Do you have a language of choice that you want to use or doesn't it matter? That will affect what libraries are available that support the operations you want.
MP3 files have headers you need to respect.
You could ether use a library like Open Source Audio Library Project and write a tool around it.
Or you can use a tool that understands mp3 files like Audacity.
What I really wanted was a GUI to reorder them and output them as one file
Playlist Producer does exactly that, decoding and reencoding them into a combined MP3. It's designed for creating mix tapes or simple podcasts, but you might find it useful.
(Disclosure: I wrote the software, and I profit if you buy the Pro Edition. The Lite edition is a free version with a few limitations).

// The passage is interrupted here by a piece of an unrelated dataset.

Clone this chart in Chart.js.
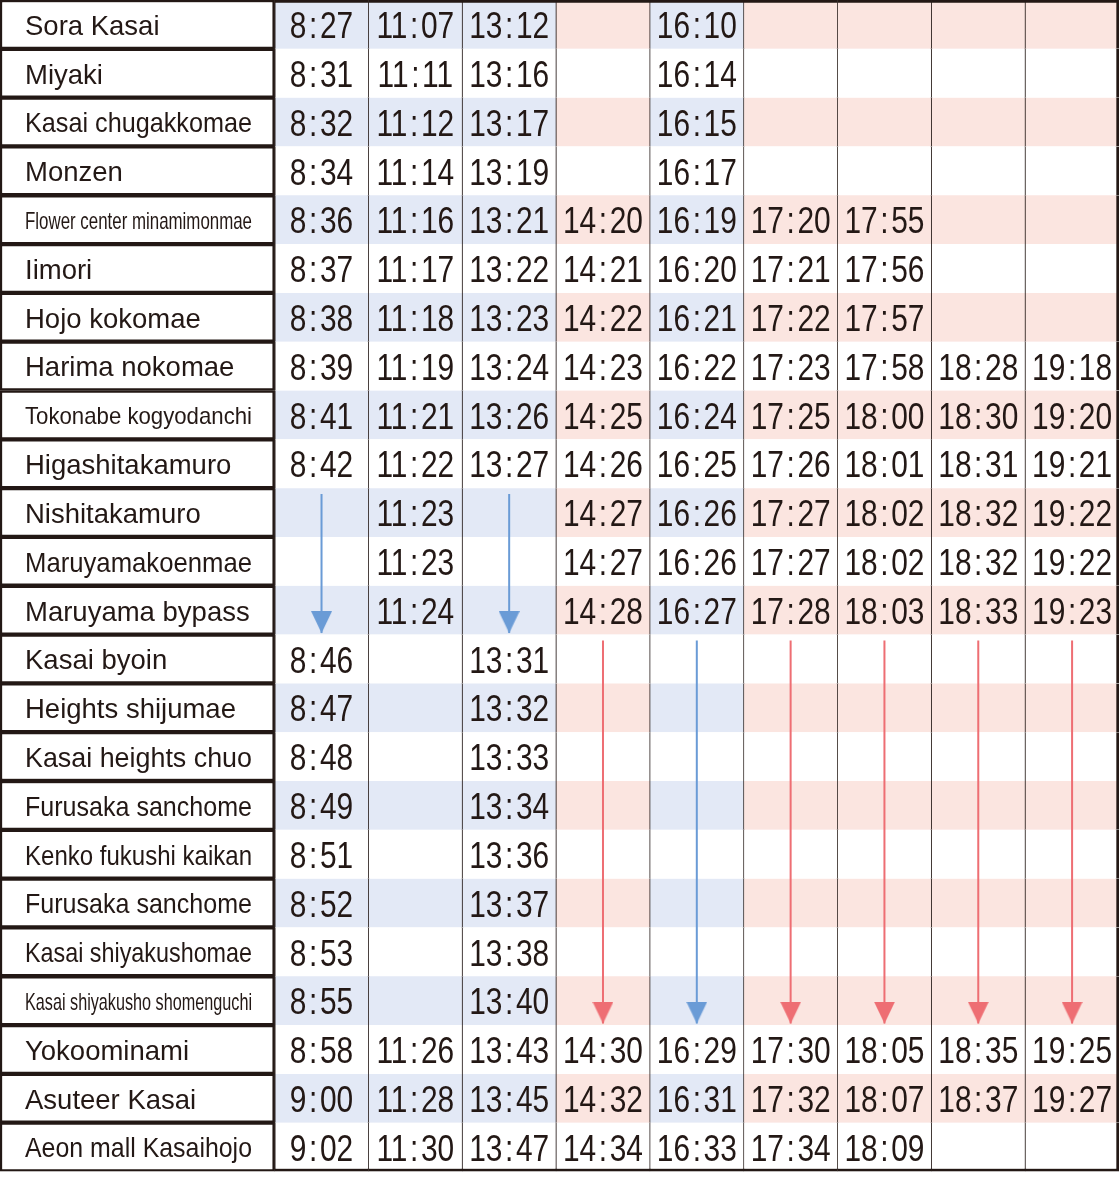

As David says, mp3wrap is the way to go. However, I found that it didn't fix the audio length header, so iTunes refused to play the whole file even though all the data was there. (I merged three 7-minute files, but it only saw up to the first 7 minutes.)

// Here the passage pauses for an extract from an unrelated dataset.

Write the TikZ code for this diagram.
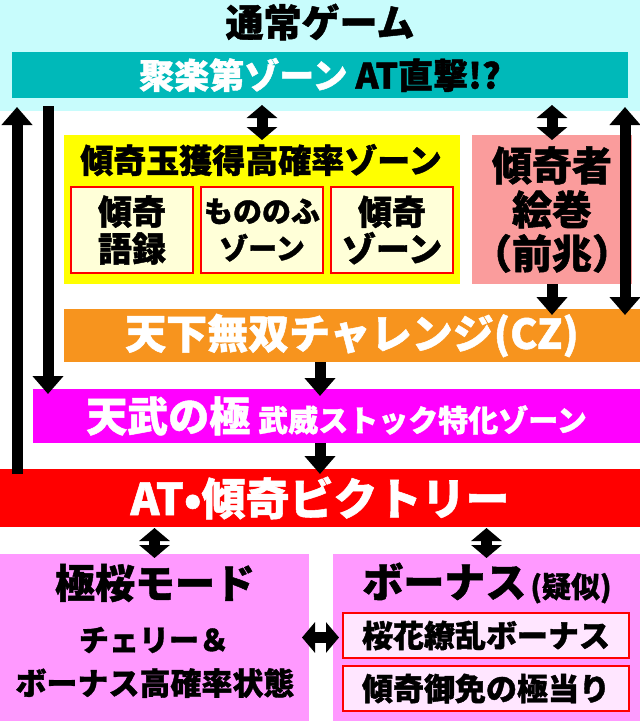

I dug up this blog post, which explains how to fix this and also how to copy the ID3 tags over from the original files (on its own, mp3wrap deletes your ID3 tags). Or to just copy the tags (using id3cp from id3lib), do:
id3cp original.mp3 new.mp3
I would use Winamp to do this. Create a playlist of files you want to merge into one, select Disk Writer output plugin, choose filename and you're done. The file you will get will be correct MP3 file and you can set bitrate etc.

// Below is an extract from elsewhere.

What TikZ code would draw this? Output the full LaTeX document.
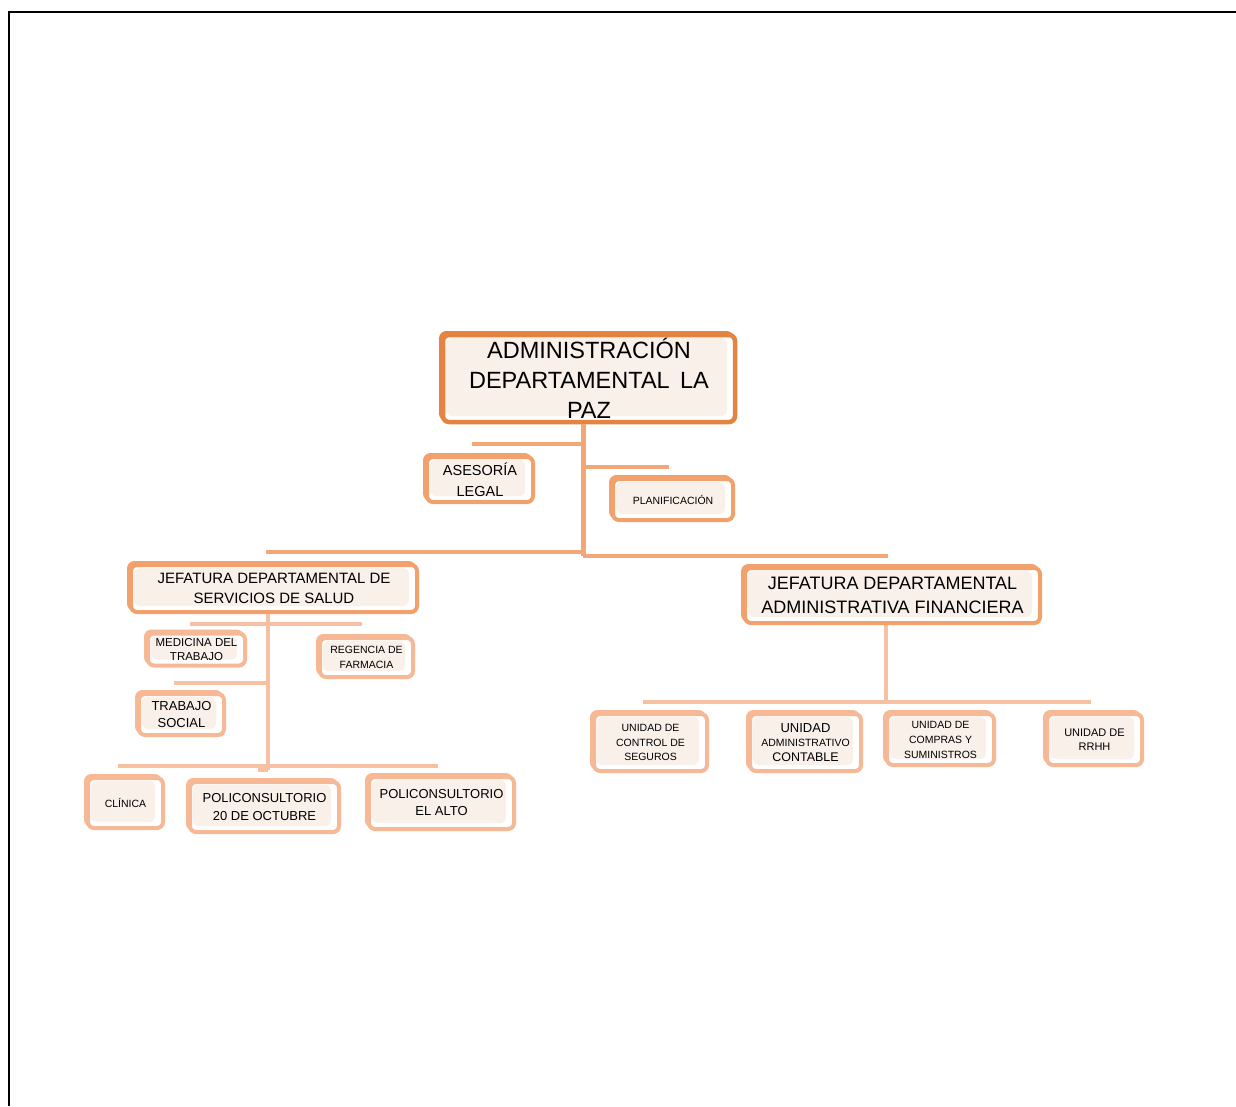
\documentclass[tikz,border=0pt]{standalone}
\usepackage{fontspec}
\setmainfont{Liberation Sans}
\usetikzlibrary{shadows}
\definecolor{cdark}{RGB}{229,132,64}
\definecolor{cmid}{RGB}{242,160,108}
\definecolor{clight}{RGB}{247,184,150}
\definecolor{ltrunk}{RGB}{243,166,118}
\definecolor{llight}{RGB}{247,192,163}
\definecolor{cream}{RGB}{250,240,234}
\newcommand{\fs}[2]{\fontsize{#1}{#2}\selectfont}
\begin{document}
\begin{tikzpicture}[x=1pt,y=-1pt,
  orgbox/.style={draw=#1, line width=4pt, rounded corners=6pt, fill=white,
    inner sep=0pt, align=center, text=black,
    general shadow={draw=#1, fill=#1, line width=3pt, shadow xshift=-2.5pt, shadow yshift=2.5pt},
    path picture={\fill[cream] ([xshift=3pt,yshift=-3pt]path picture bounding box.north west)
      rectangle ([xshift=-8pt,yshift=6pt]path picture bounding box.south east);}},
  conn/.style={draw=ltrunk, line width=4.5pt},
  connl/.style={draw=llight, line width=4pt}]
\useasboundingbox (0,0) rectangle (1236,1106);
\fill[white] (0,0) rectangle (1236,1106);
% frame
\draw[line width=1.6pt, black] (9,1106) -- (9,12) -- (1236,12);

% nodes
\node[orgbox=cdark, line width=4.5pt, minimum width=292pt, minimum height=87pt, font=\fs{23.5}{30}] (main) at (589,378.5) {ADMINISTRACIÓN\\DEPARTAMENTAL\ \,LA\\PAZ};
\node[orgbox=cmid, minimum width=106pt, minimum height=45pt, font=\fs{14.5}{21}] (ase) at (480,479.5) {ASESORÍA\\LEGAL};
\node[orgbox=cmid, minimum width=120pt, minimum height=41pt, font=\fs{10.5}{13}] (plan) at (673,499.5) {PLANIFICACIÓN};
\node[orgbox=cmid, minimum width=286pt, minimum height=47pt, font=\fs{15}{20}] (salud) at (274,588.5) {JEFATURA DEPARTAMENTAL DE\\SERVICIOS DE SALUD};
\node[orgbox=cmid, minimum width=295pt, minimum height=55pt, font=\fs{18}{24}] (admin) at (892.5,595.5) {JEFATURA DEPARTAMENTAL\\ADMINISTRATIVA FINANCIERA};

\node[orgbox=clight, minimum width=97pt, minimum height=32pt, font=\fs{11.5}{14}] (med) at (196.5,649.5) {MEDICINA DEL\\TRABAJO};
\node[orgbox=clight, minimum width=93pt, minimum height=39pt, font=\fs{10.5}{15}] (reg) at (366.5,657.5) {REGENCIA DE\\FARMACIA};
\node[orgbox=clight, minimum width=85pt, minimum height=41pt, font=\fs{13}{17}] (tsoc) at (181.5,714.5) {TRABAJO\\SOCIAL};
\node[orgbox=clight, minimum width=75pt, minimum height=50pt, font=\fs{10.5}{13}] (clin) at (125.5,803) {CLÍNICA};
\node[orgbox=clight, minimum width=149pt, minimum height=50pt, font=\fs{13}{18}] (poli20) at (264.5,807) {POLICONSULTORIO\\20 DE OCTUBRE};
\node[orgbox=clight, minimum width=145pt, minimum height=52pt, font=\fs{13}{17}] (polialto) at (441.5,803) {POLICONSULTORIO\\EL ALTO};

\node[orgbox=clight, minimum width=113pt, minimum height=57pt, font=\fs{10.5}{14.5}] (seg) at (650.5,742.5) {UNIDAD DE\\CONTROL DE\\SEGUROS};
\node[orgbox=clight, minimum width=111pt, minimum height=57pt, font=\fs{10.5}{14.5}] (cont) at (805.5,742.5) {{\fs{13}{14.5}UNIDAD}\\ADMINISTRATIVO\\{\fs{12.5}{14.5}CONTABLE}};
\node[orgbox=clight, minimum width=107pt, minimum height=51pt, font=\fs{10.5}{15}] (comp) at (940.5,739.5) {UNIDAD DE\\COMPRAS Y\\SUMINISTROS};
\node[orgbox=clight, minimum width=95pt, minimum height=51pt, font=\fs{11}{14}] (rrhh) at (1094.5,739.5) {UNIDAD DE\\RRHH};

% junction coordinates
\coordinate (jt) at (583,556);
\coordinate (ja1) at (472,444);
\coordinate (ja2) at (583,444);
\coordinate (jp1) at (583,467);
\coordinate (jp2) at (669,467);
\coordinate (jl) at (266,552);
\coordinate (jl2) at (583,552);
\coordinate (jr) at (888,556);
\coordinate (js) at (268,770);
\coordinate (jm1) at (190,624);
\coordinate (jm2) at (362,624);
\coordinate (jt1) at (174,683);
\coordinate (jt2) at (268,683);
\coordinate (jb1) at (118,766);
\coordinate (jb2) at (438,766);
\coordinate (jf1) at (258,770);
\coordinate (jd) at (886,702);
\coordinate (jd1) at (643,702);
\coordinate (jd2) at (1091,702);

% connectors
\draw[conn, line width=5pt] (main.south -| jt) -- (jt);
\draw[conn] (ja1) -- (ja2);
\draw[conn] (jp1) -- (jp2);
\draw[conn] (jl) -- (jl2);
\draw[conn] (jt) -- (jr);
\draw[connl] (salud.south -| js) -- (js);
\draw[connl] (jm1) -- (jm2);
\draw[connl] (jt1) -- (jt2);
\draw[connl] (jb1) -- (jb2);
\draw[connl] (jf1) -- (js);
\draw[connl] (admin.south -| jd) -- (jd);
\draw[connl] (jd1) -- (jd2);
\end{tikzpicture}
\end{document}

I'd not heard of mp3wrap before. Looks great. I'm guessing someone's made it into a gui as well somewhere. But, just to respond to the original post, I've written a gui that does the COPY /b method. So, under the covers, nothing new under the sun, but the program is all about making the process less painful if you have a lot of files to merge...AND you don't want to re-encode AND each set of files to merge are the same bitrate. If you have that (and you're on Windows), check out Mp3Merge at: and see if that's what you're looking for.
If you want something free with a simple user interface that makes a completely clean mp3 I recommend MP3 Joiner.
Strips ID3 data (both ID3v1 and ID3v2.x) and doesn't add it's own (unlike mp3wrap)
Lossless joining (doesn't decode and re-encode the .mp3s). No codecs required.
Simple UI (see below)
Low memory usage (uses streams)
Very fast (compared to mp3wrap)
I wrote it :) - so you can request features and I'll add them.
MP3 Joiner website: Here
Latest installer: Here
Personally I would use something like mplayer with the audio pass though option eg -oac copy
Instead of using the command line to do
copy /b 1.mp3+2.mp3 3.mp3
you could instead use "The Rename" to rename all the MP3 fragments into a series of names that are in order based on some kind of counter. Then you could just use the same command line format but change it a little to:
copy /b *.mp3 output_name.mp3
That is assuming you ripped all of these fragment MP3's at the same time and they have the same audio settings. Worked great for me when I was converting an Audio book I had in .aa to a single .mp3. I had to burn all the .aa files to 9 CD's then rip all 9 CD's and then I was left with about 90 mp3's. Really a pain in the a55.